Single by N-Dubz

from the album Uncle B
- Released: 25 May 2009
- Recorded: 2008
- Genre: British hip hop; R&B;
- Length: 3:54
- Label: All Around the World
- Songwriter(s): Dino Contostavlos; Tula Contostavlos; Richard Rawson;
- Producer(s): Richard Rawson; Dino Contostavlos;

N-Dubz singles chronology
| "Number 1" (2009) | "Wouldn't You" (2009) | "I Got Soul" (2009) |

= Wouldn't You =

"Wouldn't You" is a single by English hip hop trio, N-Dubz. The song was released as the seventh and final single from their double-platinum debut album Uncle B.

==Track listing==
- Digital Download
1. "Wouldn't You" (Radio Edit)
2. "Wouldn't You" (Dom Navarra Remix)
3. "Wouldn't You" (Milk n Honey Remix)
4. "Wouldn't You" (Jorg Schmid Remix)

==Music video==
The video for the song emerged onto YouTube on 7 April 2009 on the All Around the World official page. The video for Wouldn't You which was produced by Luti Fagbenle and Directed by Ben Peters. The video starts with a car driving up to the house, then a man gets out and Tulisa gets out as well after images off Dappy and Fazer outside and Tulisa on the bed. You then see Tulisa get out of the car and walk through the front doors whilst the man gets her bags. Throughout Tulisa's verses you see clips of her in a bedroom. You then see her and her boyfriend hold hands then notice someone. Next you see Dappy and Fazer outside as he raps his verse's. Dappy starts to flirt with a girl whilst her boyfriend fixes a car.

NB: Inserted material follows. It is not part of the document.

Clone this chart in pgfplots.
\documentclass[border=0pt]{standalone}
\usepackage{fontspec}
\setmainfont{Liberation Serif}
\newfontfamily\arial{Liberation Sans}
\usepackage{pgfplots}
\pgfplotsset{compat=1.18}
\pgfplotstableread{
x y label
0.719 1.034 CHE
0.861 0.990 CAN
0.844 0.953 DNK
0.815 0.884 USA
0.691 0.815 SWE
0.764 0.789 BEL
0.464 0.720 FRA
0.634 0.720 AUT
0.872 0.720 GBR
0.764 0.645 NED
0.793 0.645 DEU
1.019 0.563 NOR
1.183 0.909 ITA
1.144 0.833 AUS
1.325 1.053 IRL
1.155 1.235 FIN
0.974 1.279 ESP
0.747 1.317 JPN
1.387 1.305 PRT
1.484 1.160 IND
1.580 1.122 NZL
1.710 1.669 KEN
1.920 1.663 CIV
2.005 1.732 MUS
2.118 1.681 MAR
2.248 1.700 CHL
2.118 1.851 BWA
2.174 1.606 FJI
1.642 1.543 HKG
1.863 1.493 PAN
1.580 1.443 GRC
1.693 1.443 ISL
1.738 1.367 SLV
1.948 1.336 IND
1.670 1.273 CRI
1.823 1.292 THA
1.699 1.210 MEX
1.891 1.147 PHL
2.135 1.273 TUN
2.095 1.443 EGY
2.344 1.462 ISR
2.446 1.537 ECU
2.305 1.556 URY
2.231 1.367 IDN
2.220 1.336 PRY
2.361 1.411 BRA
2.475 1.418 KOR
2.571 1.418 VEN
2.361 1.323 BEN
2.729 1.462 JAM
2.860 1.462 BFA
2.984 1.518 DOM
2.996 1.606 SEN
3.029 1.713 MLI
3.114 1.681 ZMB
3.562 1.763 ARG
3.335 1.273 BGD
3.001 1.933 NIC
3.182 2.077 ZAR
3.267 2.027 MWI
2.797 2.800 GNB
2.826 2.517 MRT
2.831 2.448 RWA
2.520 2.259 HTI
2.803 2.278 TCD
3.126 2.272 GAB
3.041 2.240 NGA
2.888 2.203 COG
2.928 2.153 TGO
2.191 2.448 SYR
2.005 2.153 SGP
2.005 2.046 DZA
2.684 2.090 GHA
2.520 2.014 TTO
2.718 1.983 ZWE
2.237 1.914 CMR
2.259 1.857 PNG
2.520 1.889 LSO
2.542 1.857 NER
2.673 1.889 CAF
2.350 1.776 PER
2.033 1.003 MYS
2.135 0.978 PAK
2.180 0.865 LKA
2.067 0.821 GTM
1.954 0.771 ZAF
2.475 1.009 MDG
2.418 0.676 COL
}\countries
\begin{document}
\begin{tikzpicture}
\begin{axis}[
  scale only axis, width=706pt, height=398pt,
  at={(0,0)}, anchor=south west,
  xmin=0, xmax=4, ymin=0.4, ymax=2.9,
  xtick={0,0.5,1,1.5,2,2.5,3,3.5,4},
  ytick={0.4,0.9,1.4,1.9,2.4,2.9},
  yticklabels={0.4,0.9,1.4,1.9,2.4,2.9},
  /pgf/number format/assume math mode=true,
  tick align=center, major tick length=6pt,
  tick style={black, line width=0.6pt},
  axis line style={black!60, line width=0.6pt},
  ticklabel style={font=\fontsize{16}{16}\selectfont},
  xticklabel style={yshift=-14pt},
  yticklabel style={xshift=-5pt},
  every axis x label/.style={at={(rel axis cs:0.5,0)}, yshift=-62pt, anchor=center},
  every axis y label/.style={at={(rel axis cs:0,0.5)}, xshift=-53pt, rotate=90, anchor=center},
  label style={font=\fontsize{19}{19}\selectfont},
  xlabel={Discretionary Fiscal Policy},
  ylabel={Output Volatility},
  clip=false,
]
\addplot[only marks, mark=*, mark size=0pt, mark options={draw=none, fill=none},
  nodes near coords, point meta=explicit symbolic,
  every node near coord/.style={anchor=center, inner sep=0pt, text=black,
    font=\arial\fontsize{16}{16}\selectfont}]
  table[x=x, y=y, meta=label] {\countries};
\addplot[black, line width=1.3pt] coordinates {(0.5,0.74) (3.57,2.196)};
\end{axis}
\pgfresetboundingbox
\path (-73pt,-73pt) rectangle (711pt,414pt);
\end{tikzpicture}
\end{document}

Fazer sees two girls sitting down whilst doing work in the garden, he then goes over to one of the girls when her friend goes away. You then see Dappy and the girl kiss until the boyfriend sees them and makes him leave. When the girls friends come back Fazer retreats away from the girl. Tulisa's real boyfriend arrives and they hug as her other boyfriend leaves. You then see all three off them performing in an empty hall. Tulisa then waits at an empty bed until her boyfriend comes up, then you see Dappy enter a room which has the girl he likes in and the same with Fazer. Throughout the video the same house is used in all three situations.

==Charts==
The song debuted at 111 on the UK Singles Chart, entering the top 100 in the following week's chart. The song has reached a peak of #64.